## Given instruction
Can you set down, exactly as they appear below, the lines from the opening of the material through the one bearing "LIMIT_MOIST = [6.0, 6.0, 0.8, 0.8]", minus the pictures?
☆ ☆ ☆ ☆ ☆ ☆ ☆
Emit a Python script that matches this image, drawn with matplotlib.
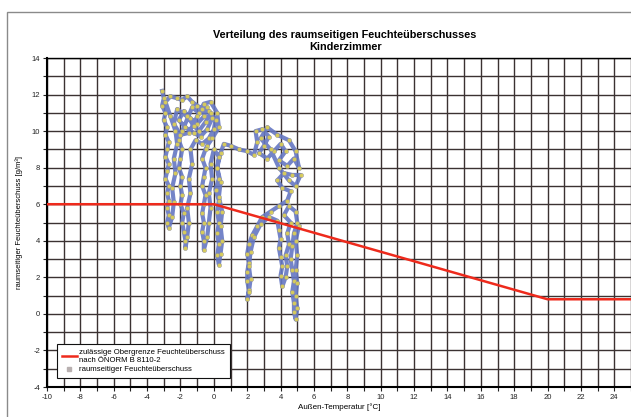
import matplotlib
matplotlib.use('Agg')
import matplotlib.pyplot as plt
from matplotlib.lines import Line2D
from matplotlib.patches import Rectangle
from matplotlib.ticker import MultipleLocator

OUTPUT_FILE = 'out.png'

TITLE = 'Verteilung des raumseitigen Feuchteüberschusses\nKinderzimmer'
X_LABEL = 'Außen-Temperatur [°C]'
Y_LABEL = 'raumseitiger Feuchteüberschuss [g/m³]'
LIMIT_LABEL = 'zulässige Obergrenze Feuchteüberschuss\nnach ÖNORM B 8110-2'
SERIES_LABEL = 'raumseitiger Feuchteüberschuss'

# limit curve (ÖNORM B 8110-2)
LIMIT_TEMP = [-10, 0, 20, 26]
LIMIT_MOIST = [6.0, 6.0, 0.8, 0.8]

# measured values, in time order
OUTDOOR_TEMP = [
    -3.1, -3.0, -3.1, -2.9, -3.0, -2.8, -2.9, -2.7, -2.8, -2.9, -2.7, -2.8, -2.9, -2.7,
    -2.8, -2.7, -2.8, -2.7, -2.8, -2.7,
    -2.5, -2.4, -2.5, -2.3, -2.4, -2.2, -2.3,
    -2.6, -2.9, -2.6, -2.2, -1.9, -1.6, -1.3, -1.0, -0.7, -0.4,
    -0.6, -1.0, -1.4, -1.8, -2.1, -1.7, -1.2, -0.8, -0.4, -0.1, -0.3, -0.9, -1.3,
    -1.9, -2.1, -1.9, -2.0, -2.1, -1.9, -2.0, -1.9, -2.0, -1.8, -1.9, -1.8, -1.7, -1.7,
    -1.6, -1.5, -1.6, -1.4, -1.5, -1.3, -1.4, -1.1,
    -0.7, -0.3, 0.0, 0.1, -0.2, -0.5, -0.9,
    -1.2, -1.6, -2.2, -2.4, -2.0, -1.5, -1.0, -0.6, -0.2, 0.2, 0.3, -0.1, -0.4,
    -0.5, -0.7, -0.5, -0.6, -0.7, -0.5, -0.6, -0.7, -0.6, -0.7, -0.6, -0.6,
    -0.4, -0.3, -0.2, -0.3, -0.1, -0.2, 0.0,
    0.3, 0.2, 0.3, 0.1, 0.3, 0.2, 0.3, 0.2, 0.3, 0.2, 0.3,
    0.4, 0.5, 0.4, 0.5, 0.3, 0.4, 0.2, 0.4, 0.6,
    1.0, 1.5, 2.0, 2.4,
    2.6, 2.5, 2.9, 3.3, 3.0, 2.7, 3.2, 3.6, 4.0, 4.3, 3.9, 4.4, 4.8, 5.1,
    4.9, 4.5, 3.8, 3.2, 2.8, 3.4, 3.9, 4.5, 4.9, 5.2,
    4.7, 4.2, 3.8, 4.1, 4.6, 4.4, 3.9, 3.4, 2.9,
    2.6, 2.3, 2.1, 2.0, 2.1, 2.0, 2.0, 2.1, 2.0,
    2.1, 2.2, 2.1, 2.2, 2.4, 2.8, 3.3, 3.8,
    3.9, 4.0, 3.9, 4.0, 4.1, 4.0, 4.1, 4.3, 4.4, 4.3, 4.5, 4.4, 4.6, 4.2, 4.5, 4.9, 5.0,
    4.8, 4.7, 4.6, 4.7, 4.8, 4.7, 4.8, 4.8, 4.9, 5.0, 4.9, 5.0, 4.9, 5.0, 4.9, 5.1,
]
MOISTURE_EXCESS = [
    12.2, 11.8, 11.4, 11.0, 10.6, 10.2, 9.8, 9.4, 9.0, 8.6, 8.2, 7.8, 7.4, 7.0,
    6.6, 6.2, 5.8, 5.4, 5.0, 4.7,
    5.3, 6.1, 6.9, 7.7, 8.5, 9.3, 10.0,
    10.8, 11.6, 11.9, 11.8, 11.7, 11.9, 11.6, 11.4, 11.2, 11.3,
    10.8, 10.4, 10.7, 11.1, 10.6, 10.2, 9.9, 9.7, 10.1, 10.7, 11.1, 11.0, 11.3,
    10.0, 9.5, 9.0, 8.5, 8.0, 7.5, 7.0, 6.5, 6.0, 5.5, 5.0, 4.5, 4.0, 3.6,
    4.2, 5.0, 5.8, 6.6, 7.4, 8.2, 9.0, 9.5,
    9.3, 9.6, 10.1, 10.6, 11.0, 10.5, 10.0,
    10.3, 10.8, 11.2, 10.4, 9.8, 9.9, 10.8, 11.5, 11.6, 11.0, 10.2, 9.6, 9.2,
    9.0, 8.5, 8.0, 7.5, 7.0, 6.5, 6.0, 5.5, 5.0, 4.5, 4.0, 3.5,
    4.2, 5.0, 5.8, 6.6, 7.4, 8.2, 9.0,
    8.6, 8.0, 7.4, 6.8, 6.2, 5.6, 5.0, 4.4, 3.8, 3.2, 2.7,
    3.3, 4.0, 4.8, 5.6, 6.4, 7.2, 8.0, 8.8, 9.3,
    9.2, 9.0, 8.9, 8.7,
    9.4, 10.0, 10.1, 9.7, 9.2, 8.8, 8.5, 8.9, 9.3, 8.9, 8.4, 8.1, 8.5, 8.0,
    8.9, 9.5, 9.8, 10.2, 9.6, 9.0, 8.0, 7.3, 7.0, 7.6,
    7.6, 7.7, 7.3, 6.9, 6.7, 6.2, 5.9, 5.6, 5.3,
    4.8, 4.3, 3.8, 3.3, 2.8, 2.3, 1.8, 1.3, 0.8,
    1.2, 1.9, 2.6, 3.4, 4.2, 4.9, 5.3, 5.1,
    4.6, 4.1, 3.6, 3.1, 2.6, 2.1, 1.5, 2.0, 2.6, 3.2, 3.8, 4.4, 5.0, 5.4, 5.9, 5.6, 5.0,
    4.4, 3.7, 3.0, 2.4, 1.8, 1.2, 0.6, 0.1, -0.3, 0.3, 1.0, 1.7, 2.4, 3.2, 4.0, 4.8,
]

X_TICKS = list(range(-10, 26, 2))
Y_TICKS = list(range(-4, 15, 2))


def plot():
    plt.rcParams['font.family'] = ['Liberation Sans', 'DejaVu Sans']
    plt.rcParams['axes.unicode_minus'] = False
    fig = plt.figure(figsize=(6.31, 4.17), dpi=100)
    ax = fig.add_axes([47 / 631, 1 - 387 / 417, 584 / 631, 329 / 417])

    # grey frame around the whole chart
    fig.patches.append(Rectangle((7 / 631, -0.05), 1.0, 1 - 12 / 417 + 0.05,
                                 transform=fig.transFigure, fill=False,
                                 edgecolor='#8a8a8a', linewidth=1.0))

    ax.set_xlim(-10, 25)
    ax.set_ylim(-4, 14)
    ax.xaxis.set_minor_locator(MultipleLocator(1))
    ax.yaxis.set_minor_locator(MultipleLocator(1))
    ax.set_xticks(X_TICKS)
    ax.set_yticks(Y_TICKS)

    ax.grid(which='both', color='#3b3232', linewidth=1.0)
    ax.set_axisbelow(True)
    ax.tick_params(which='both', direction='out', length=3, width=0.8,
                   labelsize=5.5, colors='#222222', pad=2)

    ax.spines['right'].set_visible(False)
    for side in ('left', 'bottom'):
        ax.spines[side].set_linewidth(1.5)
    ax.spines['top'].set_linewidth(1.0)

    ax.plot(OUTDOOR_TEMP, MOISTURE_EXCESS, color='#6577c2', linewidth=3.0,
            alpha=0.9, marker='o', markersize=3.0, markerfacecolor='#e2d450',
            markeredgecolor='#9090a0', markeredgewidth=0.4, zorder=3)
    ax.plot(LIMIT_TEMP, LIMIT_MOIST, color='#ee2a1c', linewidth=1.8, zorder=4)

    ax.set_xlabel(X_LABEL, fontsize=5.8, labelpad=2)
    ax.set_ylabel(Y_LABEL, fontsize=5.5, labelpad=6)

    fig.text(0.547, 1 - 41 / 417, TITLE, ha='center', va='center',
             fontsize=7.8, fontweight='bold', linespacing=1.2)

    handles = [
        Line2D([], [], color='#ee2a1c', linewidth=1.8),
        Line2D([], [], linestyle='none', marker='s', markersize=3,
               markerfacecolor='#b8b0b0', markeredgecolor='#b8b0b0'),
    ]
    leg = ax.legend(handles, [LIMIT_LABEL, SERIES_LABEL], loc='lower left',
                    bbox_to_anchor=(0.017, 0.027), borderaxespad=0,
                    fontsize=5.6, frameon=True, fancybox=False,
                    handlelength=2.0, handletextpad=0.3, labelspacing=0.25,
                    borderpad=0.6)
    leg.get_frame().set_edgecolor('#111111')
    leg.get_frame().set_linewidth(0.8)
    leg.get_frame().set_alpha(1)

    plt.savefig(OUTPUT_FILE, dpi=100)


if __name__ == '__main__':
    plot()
☆ ☆ ☆ ☆ ☆ ☆ ☆
## Response for this exercise
Emit a Python script that matches this image, drawn with matplotlib.
import matplotlib
matplotlib.use('Agg')
import matplotlib.pyplot as plt
from matplotlib.lines import Line2D
from matplotlib.patches import Rectangle
from matplotlib.ticker import MultipleLocator

OUTPUT_FILE = 'out.png'

TITLE = 'Verteilung des raumseitigen Feuchteüberschusses\nKinderzimmer'
X_LABEL = 'Außen-Temperatur [°C]'
Y_LABEL = 'raumseitiger Feuchteüberschuss [g/m³]'
LIMIT_LABEL = 'zulässige Obergrenze Feuchteüberschuss\nnach ÖNORM B 8110-2'
SERIES_LABEL = 'raumseitiger Feuchteüberschuss'

# limit curve (ÖNORM B 8110-2)
LIMIT_TEMP = [-10, 0, 20, 26]
LIMIT_MOIST = [6.0, 6.0, 0.8, 0.8]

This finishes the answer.